Adult swim

Nash McIntosh treks from Tybee to Hilton Head at age 70

Jenn Blatty
Nash McIntosh

THE SHARK was a pleasant surprise after those stupid jellyfish!” Nash McIntosh tells me.

The 70-year-old Savannah native — who you’ve probably seen at one point or another downtown wearing one of his Indiana Jones hats — recently decided it was about time he made that swim from Tybee Island to Hilton Head Island.

Without fins, of course, because only a “wuss” would wear fins. And without goggles for that matter, although this was certainly not a part of the plan. He isn’t that crazy.

But Nash is more than just a local character. A true man of the water, the coastal rivers are like his city streets.

He discovered his love for swimming as a child while growing up on Isle of Hope, later finding his home away from home swimming for the Tar Heels at the University of North Carolina at Chapel Hill, and then for the U.S. Navy in Pensacola, Florida. And if you wake up early enough, you may catch him swimming his daily workout on Tybee Island.

In short, swimming is in McIntosh’s blood. So when you ask a question such as, “Why would you swim from Tybee to Hilton Head?” Nash simply replies, “Why not?”

Five nautical miles in five hours and five minutes. Not that anyone was counting.

The night prior to the swim, McIntosh docked his boat, the Po’ Cracker, at the Lazaretto Creek Marina on Tybee Island. It would be the safety vessel of moral support and Scooby Snacks the next morning, driven by his friends and motivators Charles Ellis and Jack Jones III while sporting a ten-foot fishing pole with a scuba/swimming flag attached and a cooler full of water, PowerAde, and chocolate cookies.

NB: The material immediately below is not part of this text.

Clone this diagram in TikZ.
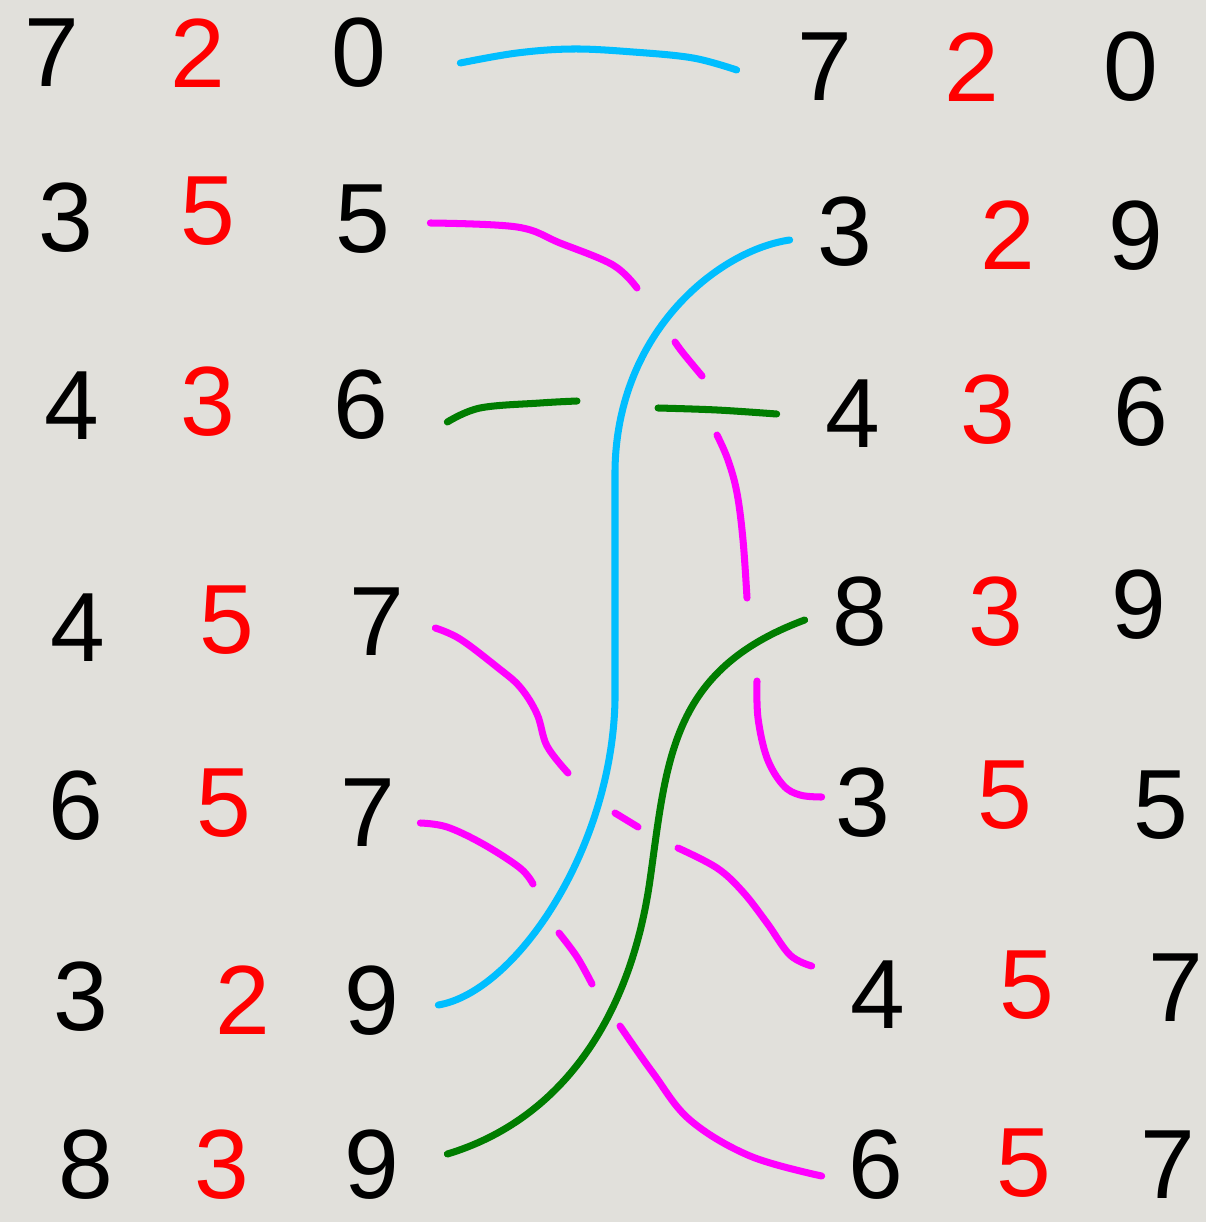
\documentclass[tikz,border=0pt]{standalone}
\usepackage{fontspec}
\setmainfont{Liberation Sans}
\usetikzlibrary{calc}
\definecolor{paper}{RGB}{225,224,219}
\definecolor{pencyan}{RGB}{0,190,255}
\definecolor{penmag}{RGB}{255,0,255}
\definecolor{pengreen}{RGB}{0,125,0}
\tikzset{digit/.style={inner sep=0pt, minimum width=1.2cm, font=\fontsize{56}{58}\selectfont},
key/.style={digit, text=red},
stroke/.style={line width=4pt, line cap=round, line join=round},
strand/.style={smooth, tension=0.6}}

\begin{document}
\begin{tikzpicture}[x=0.02cm, y=-0.02cm]
  \fill[paper] (0,0) rectangle (1206,1222);
  % left column
  \node[digit] (L11) at (52,53) {7};   \node[key] (L12) at (198,53) {2};   \node[digit] (L13) at (359,53) {0};
  \node[digit] (L21) at (66,218) {3};  \node[key] (L22) at (208,211) {5};  \node[digit] (L23) at (363,219) {5};
  \node[digit] (L31) at (72,406) {4};  \node[key] (L32) at (208,402) {3};  \node[digit] (L33) at (361,405) {6};
  \node[digit] (L41) at (78,628) {4};  \node[key] (L42) at (227,620) {5};  \node[digit] (L43) at (377,622) {7};
  \node[digit] (L51) at (76,806) {6};  \node[key] (L52) at (224,803) {5};  \node[digit] (L53) at (368,813) {7};
  \node[digit] (L61) at (81,997) {3};  \node[key] (L62) at (243,1000) {2}; \node[digit] (L63) at (372,1001) {9};
  \node[digit] (L71) at (86,1165) {8}; \node[key] (L72) at (222,1165) {3}; \node[digit] (L73) at (372,1165) {9};
  % right column
  \node[digit] (R11) at (825,67) {7};   \node[key] (R12) at (972,67) {2};    \node[digit] (R13) at (1131,67) {0};
  \node[digit] (R21) at (845,232) {3};  \node[key] (R22) at (1008,235) {2};  \node[digit] (R23) at (1136,236) {9};
  \node[digit] (R31) at (853,414) {4};  \node[key] (R32) at (988,410) {3};   \node[digit] (R33) at (1141,412) {6};
  \node[digit] (R41) at (860,612) {8};  \node[key] (R42) at (996,612) {3};   \node[digit] (R43) at (1139,605) {9};
  \node[digit] (R51) at (863,803) {3};  \node[key] (R52) at (1005,795) {5};  \node[digit] (R53) at (1161,805) {5};
  \node[digit] (R61) at (878,995) {4};  \node[key] (R62) at (1027,985) {5};  \node[digit] (R63) at (1176,988) {7};
  \node[digit] (R71) at (876,1165) {6}; \node[key] (R72) at (1024,1163) {5}; \node[digit] (R73) at (1168,1165) {7};
  % magenta strands (broken where they pass under)
  \draw[stroke, penmag]
    plot[strand] coordinates {($(L23.east)+(37,4)$) (517,227) (560,243) (613,265) (637,288)}
    plot[strand] coordinates {(675,342) (683,353) (702,376)}
    plot[strand] coordinates {(717,435) (728,460) (737,493) (743,540) (747,598)}
    plot[strand] coordinates {(757,681) (758,718) (767,758) (783,785) (800,795) ($(R51.west)+(-11,-6)$)};
  \draw[stroke, penmag]
    plot[strand] coordinates {($(L43.east)+(28,6)$) (460,639) (497,667) (520,687) (537,714) (547,746) (568,773)}
    plot[strand] coordinates {(615,813) (638,827)}
    plot[strand] coordinates {(678,848) (717,868) (743,892) (767,923) (790,955) ($(R61.west)+(-36,-29)$)};
  \draw[stroke, penmag]
    plot[strand] coordinates {($(L53.east)+(22,10)$) (447,827) (483,844) (520,868) (533,884)}
    plot[strand] coordinates {(559,933) (577,957) (592,984)}
    plot[strand] coordinates {(620,1026) (653,1073) (690,1120) (750,1156) ($(R71.west)+(-24,11)$)};
  % green strands
  \draw[stroke, pengreen]
    plot[strand] coordinates {($(L33.east)+(56,17)$) (480,408) (540,403) (577,401)}
    plot[strand] coordinates {(658,408) (717,410) ($(R31.west)+(-46,0)$)};
  \draw[stroke, pengreen] ($(L73.east)+(45,-11)$) .. controls (560,1120) and (630,1020) .. (650,880)
    .. controls (667,760) and (670,670) .. ($(R41.west)+(-25,8)$);
  % cyan strands
  \draw[stroke, pencyan]
    plot[strand] coordinates {($(L13.east)+(71,10)$) (517,53) (573,49) (633,52) (693,58) ($(R11.west)+(-58,3)$)};
  \draw[stroke, pencyan] ($(L63.east)+(36,4)$) .. controls (515,992) and (612,850) .. (615,700)
    -- (615,470) .. controls (617,330) and (720,250) .. ($(R21.west)+(-25,8)$);
\end{tikzpicture}
\end{document}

As per McIntosh’s request, Jones and Ellis would strongly enforce the “no touching the boat” rule.

Now, McIntosh doesn’t just jump in the water and swim for his life. Well, maybe he has come close to doing that on his three previous attempts over the past five years.

But this time he got smart and did his homework. How could he work with the converging currents of Lazaretto Creek, the Savannah River, and Calibogue Sound? Which current should he choose as an ally, and which to battle? How could he cross the Savannah River without being swept past Calibogue Sound, the final avenue to Hilton Head?

At 6 a.m., Nash submerges into the 80-degree water, what he calls the “perfect swimming temperature.” Wearing his goggles and a makeshift swim-cap to protect his head from the sun (a Wal-Mart baseball cap with the brim ripped off), he eases into the outgoing tide of Lazaretto Creek, giving himself adequate time to cross the Savannah River before the monstrous cargo ships begin their operations at 8 a.m.

Not five minutes into the swim, his goggles break and his hat is swept away with the tide. I would say this was a perfect opportunity to “wuss out” without really being too much of a “wuss.” But he looks at me like I’m crazy when I ask if this crossed his mind. That’s Nash for you.

For the first hour and a half Nash boogies down Lazaretto Creek with the forces of the outgoing tide racing behind him. “Hauling down Lazaretto” is something he says he will never forget.

But with every positive comes the opposing negative, as he will also never forget his last two hours fighting the current of Calibogue Sound after crossing the Savannah River. Eyes red and burning, McIntosh has to catch his breath and bring his heart rate down by flipping on his back and paddling — a swim stance that nearly convinces Ellis and Jones that McIntosh is waving the white flag of surrender.

But it doesn’t take long for the feisty man to set them straight, no matter how tired he may be.

“You’re going the wrong way!” they yell at one point.

“I can’t see!” he snaps back, eyes saturated with the saltwater. Understandable enough.

But even if he has goggles, there’s really only so much he wants to see. The murky water is a perfect vessel to deny the possibility of “what lies beneath.”

So besides the frequent startle of jellyfish slapping him in the face (the non-stinging types, luckily), McIntosh is more concerned about boaters than critters: The scuba flag is unfortunately not recognized enough.

I can only imagine what McIntosh feels like when his feet grazed the sands of Hilton Head. Shortly afterward he collapses on board the Po’ Cracker, too exhausted to even recognize the amazing feat he had just accomplished.

But now, even the humble Nash McIntosh admits that every once in while he’ll sit back and think, “I can’t believe I did that.”

I wonder what he’ll do for his 80th birthday?